By Chirdeep Malhotra -January 28, 2020
J. Devika is a teacher and researcher at the Centre for Development Studies, Kerala. A writer, translator and feminist, her notable translations into English from Malayalam include short stories by Sarah Joseph and K.R. Meera, and the autobiography of Nalini Jameela. In 2014, she translated K.R. Meera’s award-winning novel Aarachaar (Hangwoman). She has recently translated “The Angel’s Beauty Spots: Three novellas” by K.R. Meera from Malayalam into English. Chirdeep Malhotra connected with her for an exclusive interview, in which she talks about her translation style, how for her the process of translation is highly collaborative, and the joys and challenges of translating K.R. Meera’s three novellas.? Listen to this
First off, what languages are you fluent in?
Malayalam and English. I learned them at the same time, and for a long time, was barely conscious of the boundaries between them.
How did you get started in literary translation?
Through a friend who wanted me to translate some nonsense folk songs in Malayalam. The experience revealed to me the enormously creative challenge in moving into another language — not just the meaning and logic of one, but also its feeling, rhetoric, and cadences.
Apart from your work as a translator, you are a writer first. Please introduce our readers to your work as an author and also to your translation oeuvre.
As a young person, I wrote successfully for children, and was all set on making that my life’s work, but life led me away from it, and towards the most stiflingly adult of discourses: the social sciences.

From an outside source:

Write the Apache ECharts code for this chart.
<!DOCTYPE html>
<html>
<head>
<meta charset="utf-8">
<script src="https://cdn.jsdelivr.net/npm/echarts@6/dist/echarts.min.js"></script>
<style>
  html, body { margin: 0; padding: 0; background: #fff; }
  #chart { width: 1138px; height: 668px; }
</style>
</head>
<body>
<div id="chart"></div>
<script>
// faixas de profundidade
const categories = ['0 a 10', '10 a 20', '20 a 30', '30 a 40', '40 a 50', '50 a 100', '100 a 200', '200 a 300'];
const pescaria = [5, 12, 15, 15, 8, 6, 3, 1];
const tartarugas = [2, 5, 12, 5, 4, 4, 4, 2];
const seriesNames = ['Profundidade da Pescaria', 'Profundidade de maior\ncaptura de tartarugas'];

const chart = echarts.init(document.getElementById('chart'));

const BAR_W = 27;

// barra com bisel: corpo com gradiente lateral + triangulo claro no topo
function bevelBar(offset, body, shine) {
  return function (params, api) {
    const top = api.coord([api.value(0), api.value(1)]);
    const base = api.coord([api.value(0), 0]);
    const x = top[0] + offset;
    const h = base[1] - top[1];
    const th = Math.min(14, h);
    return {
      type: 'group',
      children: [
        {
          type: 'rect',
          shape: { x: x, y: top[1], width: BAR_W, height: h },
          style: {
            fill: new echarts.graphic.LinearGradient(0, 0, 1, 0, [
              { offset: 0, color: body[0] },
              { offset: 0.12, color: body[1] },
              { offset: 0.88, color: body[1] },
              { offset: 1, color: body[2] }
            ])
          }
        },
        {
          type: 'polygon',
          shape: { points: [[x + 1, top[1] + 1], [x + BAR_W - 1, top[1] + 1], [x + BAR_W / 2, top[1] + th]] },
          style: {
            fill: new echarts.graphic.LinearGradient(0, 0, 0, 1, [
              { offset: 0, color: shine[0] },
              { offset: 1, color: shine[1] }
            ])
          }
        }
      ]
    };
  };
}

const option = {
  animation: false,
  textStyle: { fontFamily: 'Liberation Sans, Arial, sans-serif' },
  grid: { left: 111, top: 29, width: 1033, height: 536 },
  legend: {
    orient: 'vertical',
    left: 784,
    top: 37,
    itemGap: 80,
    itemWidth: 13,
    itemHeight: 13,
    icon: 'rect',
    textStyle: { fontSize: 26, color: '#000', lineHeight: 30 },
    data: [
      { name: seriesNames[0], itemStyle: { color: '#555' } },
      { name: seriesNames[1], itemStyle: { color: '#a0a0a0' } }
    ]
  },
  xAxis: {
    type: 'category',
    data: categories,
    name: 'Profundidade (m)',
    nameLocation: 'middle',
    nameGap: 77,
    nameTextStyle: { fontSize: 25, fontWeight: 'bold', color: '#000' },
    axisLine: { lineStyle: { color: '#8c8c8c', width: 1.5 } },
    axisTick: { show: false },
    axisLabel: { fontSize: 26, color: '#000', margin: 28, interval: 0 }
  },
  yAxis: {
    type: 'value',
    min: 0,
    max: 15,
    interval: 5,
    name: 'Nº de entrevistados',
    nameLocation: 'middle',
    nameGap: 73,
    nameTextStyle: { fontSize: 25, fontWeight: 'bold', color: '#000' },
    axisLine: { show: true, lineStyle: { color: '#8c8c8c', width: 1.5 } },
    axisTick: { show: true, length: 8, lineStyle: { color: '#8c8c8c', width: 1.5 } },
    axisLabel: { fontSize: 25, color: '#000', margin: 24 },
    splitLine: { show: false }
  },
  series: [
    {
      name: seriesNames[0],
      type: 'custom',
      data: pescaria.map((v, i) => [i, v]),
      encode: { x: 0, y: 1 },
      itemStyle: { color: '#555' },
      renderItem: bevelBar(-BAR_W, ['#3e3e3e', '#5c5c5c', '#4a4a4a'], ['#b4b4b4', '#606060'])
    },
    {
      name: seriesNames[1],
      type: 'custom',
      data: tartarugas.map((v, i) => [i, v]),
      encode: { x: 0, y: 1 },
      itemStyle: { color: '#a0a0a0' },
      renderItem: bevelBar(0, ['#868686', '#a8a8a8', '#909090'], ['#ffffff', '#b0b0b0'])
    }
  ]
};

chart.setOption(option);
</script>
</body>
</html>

I trained as a historian — my early published work in English is about the historical shaping of Malayali society — and then I joined a social science research institute where I was exposed to the social sciences and quantitative methodology. This has shaped my choices as a translator and also my methods of translation. As an investigator of contemporary socio-economic and cultural processes, I began to develop firm perspectives on which texts deserved to be translated; as a historian, I became sensitive to the fact that all texts have sedimented layers of culture in them, all of which could be of interest to the historian. So I focused on keeping all those layers in my translation, not just retaining the ones easiest to translate. In other words, I chose my texts with a social scientist’s eye and translate keeping in my mind the historian as a potential reader.

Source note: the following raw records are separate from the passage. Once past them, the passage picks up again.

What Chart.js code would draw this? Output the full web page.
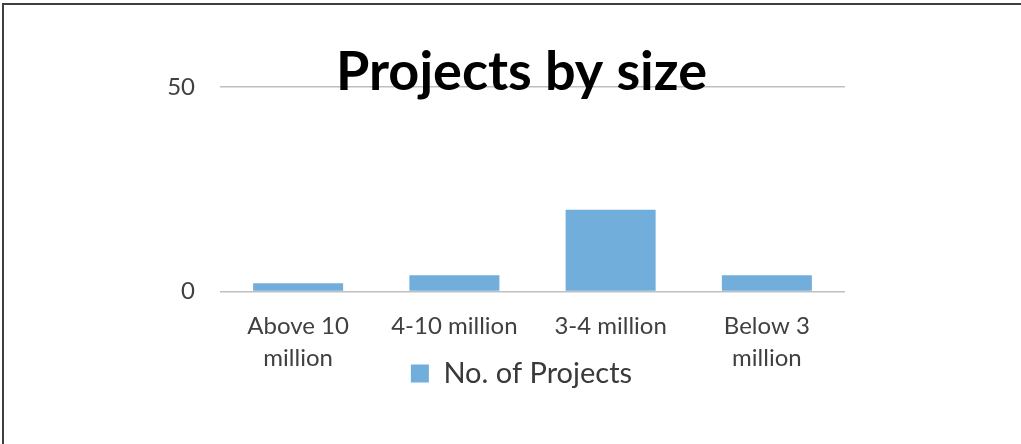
<!DOCTYPE html>
<html>
<head>
<meta charset="utf-8">
<script src="https://cdn.jsdelivr.net/npm/chart.js@4"></script>
<style>
  html, body { margin: 0; padding: 0; background: #fff; }
  #wrap { position: relative; width: 1021px; height: 444px; overflow: hidden; }
  #wrap::after {
    content: ''; position: absolute; left: 2px; top: 3px; right: -10px; bottom: -10px;
    border: 2px solid #3f3f3f; pointer-events: none;
  }
</style>
</head>
<body>
<div id="wrap"><canvas id="chart" width="1021" height="444"></canvas></div>
<script>
// values
const categories = [['Above 10', 'million'], '4-10 million', '3-4 million', ['Below 3', 'million']];
const projects = [2, 4, 20, 4];
const seriesName = 'No. of Projects';
const yTicks = [0, 50];

// tick labels are clipped to their scale box; widen the boxes so the
// labels can spill out like in the original (over the legend etc.)
const unclipTicks = {
    id: 'unclipTicks',
    afterLayout: (chart) => {
        const {x, y} = chart.scales;
        y.left = 0;
        y.width = y.right;
        x.bottom = chart.height;
        x.height = x.bottom - x.top;
    }
};

const config = {
    type: 'bar',
    data: {
        labels: categories,
        datasets: [{
            label: seriesName,
            data: projects,
            backgroundColor: '#71aedc',
            borderWidth: 0,
            barPercentage: 0.576,
            categoryPercentage: 1
        }]
    },
    options: {
        responsive: false,
        animation: false,
        layout: {
            padding: {left: 198, right: 176, top: 0, bottom: 46}
        },
        plugins: {
            title: {
                display: true,
                text: 'Projects by size',
                color: '#000',
                font: {family: 'Lato', size: 54, weight: 'bold', lineHeight: 1},
                padding: {top: 46, bottom: -13}
            },
            legend: {
                position: 'bottom',
                labels: {
                    color: '#3a3a3a',
                    font: {family: 'Lato', size: 29},
                    boxWidth: 18,
                    boxHeight: 18,
                    padding: 8
                }
            },
            tooltip: {enabled: false}
        },
        scales: {
            x: {
                grid: {display: false},
                border: {display: false},
                ticks: {
                    color: '#404040',
                    font: {family: 'Lato', size: 24, lineHeight: 1.32},
                    maxRotation: 0,
                    autoSkip: false,
                    padding: 11
                },
                afterFit: (scale) => { scale.height = 59.5; }
            },
            y: {
                min: yTicks[0],
                max: yTicks[yTicks.length - 1],
                afterBuildTicks: (scale) => { scale.ticks = yTicks.map(v => ({value: v})); },
                grid: {color: '#bfbfbf', lineWidth: 1.5, drawTicks: false},
                border: {display: false},
                ticks: {
                    color: '#404040',
                    font: {family: 'Lato', size: 24},
                    padding: 25
                },
                afterFit: (scale) => { scale.width = 22; }
            }
        }
    },
    plugins: [unclipTicks]
};

const projectsChart = new Chart(document.getElementById('chart'), config);
</script>
</body>
</html>
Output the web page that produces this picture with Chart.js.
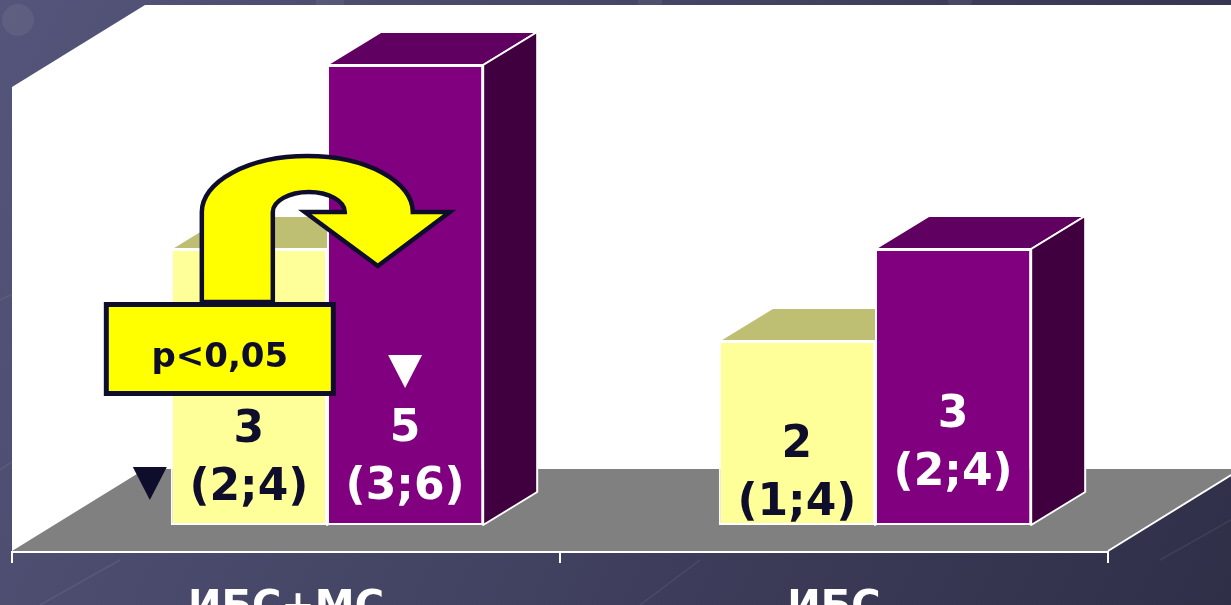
<!DOCTYPE html>
<html>
<head>
<meta charset="utf-8">
<script src="https://cdn.jsdelivr.net/npm/chart.js@4.4.1/dist/chart.umd.min.js"></script>
<style>
    html, body { margin: 0; padding: 0; background: #40405f; }
    #wrap { width: 1231px; height: 605px; }
</style>
</head>
<body>
<div id="wrap"><canvas id="myChart" width="1231" height="605"></canvas></div>
<script>
// data //

const categories = ['ИБС+МС', 'ИБС'];
const medianA = [3, 2];              // жёлтые столбцы
const medianB = [5, 3];              // фиолетовые столбцы
const quartilesA = ['(2;4)', '(1;4)'];
const quartilesB = ['(3;6)', '(2;4)'];
const yMin = 0;
const yMax = 5.5;

// helpers //

function poly(ctx, pts, fill, stroke) {
    ctx.beginPath();
    ctx.moveTo(pts[0][0], pts[0][1]);
    for (let i = 1; i < pts.length; i++) ctx.lineTo(pts[i][0], pts[i][1]);
    ctx.closePath();
    ctx.fillStyle = fill;
    ctx.fill();
    if (stroke) {
        ctx.strokeStyle = stroke;
        ctx.lineWidth = 2;
        ctx.lineJoin = 'round';
        ctx.stroke();
    }
}

function triangleDown(ctx, cx, top, w, h, color) {
    poly(ctx, [[cx - w / 2, top], [cx + w / 2, top], [cx, top + h]], color);
}

// background, walls and floor + side/top faces of the bars
const frame3d = {
    id: 'frame3d',
    beforeDatasetsDraw(chart, args, o) {
        const { ctx, width, height, chartArea: a } = chart;
        ctx.save();

        let g = ctx.createLinearGradient(0, 0, width, height);
        g.addColorStop(0, '#55557b');
        g.addColorStop(1, '#2f2f48');
        ctx.fillStyle = g;
        ctx.fillRect(0, 0, width, height);

        // faint pattern on the background
        ctx.strokeStyle = 'rgba(255,255,255,0.07)';
        ctx.lineWidth = 1.5;
        [[0, 470, 160, 360], [0, 300, 60, 270], [1160, 560, 1231, 520], [640, 605, 700, 560], [40, 605, 120, 560]].forEach(l => {
            ctx.beginPath(); ctx.moveTo(l[0], l[1]); ctx.lineTo(l[2], l[3]); ctx.stroke();
        });
        ctx.fillStyle = 'rgba(255,255,255,0.06)';
        [[18, 20, 16], [330, 2, 14], [650, 2, 12], [960, 0, 12], [1290 - 30, 6, 14]].forEach(c => {
            ctx.beginPath(); ctx.arc(c[0], c[1], c[2], 0, Math.PI * 2); ctx.fill();
        });

        const fx = a.left + o.front[0], fy = a.bottom + o.front[1];
        const rx = a.right + o.front[0];
        const bx = a.left + o.back[0], by = a.bottom + o.back[1];
        const rbx = a.right + o.back[0];
        const sideTop = o.wallTop + (o.front[1] - o.back[1]);

        // white walls
        poly(ctx, [[bx, o.wallTop], [width + 20, o.wallTop], [rbx, by], [rx, fy], [fx, fy], [fx, sideTop]], '#ffffff');
        // grey floor
        poly(ctx, [[fx, fy], [rx, fy], [rbx, by], [bx, by]], '#808080');

        // axis line, ticks and floor edge
        ctx.strokeStyle = '#ffffff';
        ctx.lineWidth = 2;
        ctx.beginPath();
        ctx.moveTo(fx, fy + 1); ctx.lineTo(rx, fy + 1);
        ctx.moveTo(rx, fy); ctx.lineTo(rbx, by);
        const n = chart.data.labels.length;
        for (let i = 0; i <= n; i++) {
            const tx = fx + i * (rx - fx) / n;
            ctx.moveTo(tx, fy); ctx.lineTo(tx, fy + 12);
        }
        ctx.stroke();

        // top and side faces; the front faces are drawn by Chart.js afterwards
        const [dx, dy] = o.depth;
        chart.data.datasets.forEach((ds, di) => {
            const meta = chart.getDatasetMeta(di);
            const col = o.faces[di];
            meta.data.forEach(bar => {
                const l = bar.x - bar.width / 2, r = bar.x + bar.width / 2;
                const t = bar.y, b = bar.base;
                poly(ctx, [[l, t], [l + dx, t + dy], [r + dx, t + dy], [r, t]], col.top, '#ffffff');
                poly(ctx, [[r, t], [r + dx, t + dy], [r + dx, b + dy], [r, b]], col.side, '#ffffff');
            });
        });
        ctx.restore();
    }
};

// values inside the bars, markers, p-value arrow and category names
const overlay = {
    id: 'overlay',
    afterDatasetsDraw(chart, args, o) {
        const { ctx, chartArea: a } = chart;
        ctx.save();
        const font = '"DejaVu Sans", Verdana, sans-serif';

        // medians and quartiles
        ctx.textAlign = 'center';
        ctx.textBaseline = 'alphabetic';
        ctx.font = 'bold 44px ' + font;
        const texts = [quartilesA, quartilesB];
        chart.data.datasets.forEach((ds, di) => {
            chart.getDatasetMeta(di).data.forEach((bar, i) => {
                const y = bar.base - o.lift[di][i];
                ctx.fillStyle = o.textColors[di];
                ctx.fillText(String(ds.data[i]), bar.x, y);
                ctx.fillText(texts[di][i], bar.x, y + o.lineGap);
            });
        });

        // ▼ markers
        o.markers.forEach(m => {
            const bar = chart.getDatasetMeta(m.dataset).data[m.index];
            const cx = m.dx === null ? bar.x : bar.x - bar.width / 2 + m.dx;
            triangleDown(ctx, cx, bar.base - m.lift, 34, 33, m.color);
        });

        // U-shaped arrow from the yellow bar to the purple one
        const ref = chart.getDatasetMeta(0).data[0];
        const ax = ref.x - ref.width / 2, ay = ref.base;
        const ink = '#0e0e2c';
        ctx.beginPath();
        ctx.moveTo(ax + 31, ay - 223);
        ctx.lineTo(ax + 31, ay - 313);
        ctx.ellipse(ax + 136.5, ay - 313, 105.5, 56, 0, Math.PI, Math.PI * 2, false);
        ctx.lineTo(ax + 279, ay - 313);
        ctx.lineTo(ax + 207, ay - 259);
        ctx.lineTo(ax + 134, ay - 313);
        ctx.lineTo(ax + 174, ay - 313);
        ctx.ellipse(ax + 138, ay - 313, 36, 20, 0, 0, Math.PI, true);
        ctx.lineTo(ax + 102, ay - 223);
        ctx.closePath();
        ctx.fillStyle = '#ffff00';
        ctx.fill();
        ctx.lineWidth = 4.5;
        ctx.lineJoin = 'miter';
        ctx.strokeStyle = ink;
        ctx.stroke();

        // p-value box
        ctx.fillStyle = '#ffff00';
        ctx.fillRect(ax - 64.5, ay - 220.5, 227, 89);
        ctx.lineWidth = 5;
        ctx.strokeRect(ax - 64.5, ay - 220.5, 227, 89);
        ctx.fillStyle = ink;
        ctx.font = 'bold 34px ' + font;
        ctx.fillText('p<0,05', ax + 49, ay - 158);

        // category names under the floor
        const fx = a.left + o.front[0];
        const w = (a.right - a.left) / chart.data.labels.length;
        ctx.fillStyle = '#ffffff';
        ctx.font = 'bold 40px ' + font;
        chart.data.labels.forEach((lab, i) => {
            ctx.fillText(lab, fx + w * (i + 0.5), a.bottom + 94);
        });
        ctx.restore();
    }
};

const ctx = document.getElementById('myChart').getContext('2d');
const myChart = new Chart(ctx, {
    type: 'bar',
    data: {
        labels: categories,
        datasets: [
            {
                label: 'Ряд 1',
                data: medianA,
                backgroundColor: '#ffff99',
                borderColor: '#ffffff',
                borderWidth: 2,
                borderSkipped: false
            },
            {
                label: 'Ряд 2',
                data: medianB,
                backgroundColor: '#800080',
                borderColor: '#ffffff',
                borderWidth: 2,
                borderSkipped: false
            }
        ]
    },
    options: {
        responsive: false,
        animation: false,
        layout: { padding: { left: 53, right: 82, top: 19, bottom: 80 } },
        datasets: { bar: { categoryPercentage: 0.57, barPercentage: 1 } },
        scales: {
            x: { display: false },
            y: { display: false, min: yMin, max: yMax }
        },
        plugins: {
            legend: { display: false },
            tooltip: { enabled: false },
            frame3d: {
                front: [-41, 26],
                back: [92, -56],
                wallTop: 5,
                depth: [54, -33],
                faces: [
                    { top: '#bfbf73', side: '#80804d' },
                    { top: '#600060', side: '#400040' }
                ]
            },
            overlay: {
                front: [-41, 26],
                lift: [[83, 68], [84, 98]],
                lineGap: 58,
                textColors: ['#0e0e2c', '#ffffff'],
                markers: [
                    { dataset: 0, index: 0, dx: -21, lift: 58, color: '#0e0e2c' },
                    { dataset: 1, index: 0, dx: null, lift: 170, color: '#ffffff' }
                ]
            }
        }
    },
    plugins: [frame3d, overlay]
});
</script>
</body>
</html>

Can you take us through your translation process — are there any fixed methods you follow? How do you decide on the appropriate language style and tone?
It is the text which decides what style works best. The translator has to be the most careful reader possible, alive to every single nuance. Because ultimately, a translation can only be the translator’s reading of the text. A serious reader’s pleasure comes from her ability to savour the delicate balance of meaning and sound, logic and rhetoric, the beauty that arises from the very unique convergence and divergence of multiple layers of culture, linguistic registers, historical times, and so on, in the text. You have to recognize each of these in your reading and then re-create them in your translation, aligning them in the same or at least similar way.
In some ways, the translator’s method resembles the craft of a jeweller who creates a new necklace from stones from an old one: setting stones carefully to catch the light best. In other ways, it is like the craft of a musician setting a tune from a song from a particular culture and language to another song in another culture and language. It is also highly collaborative — I have enjoyed most the manner in which translation brings us close, intimate — the writer, the translator, and the editor.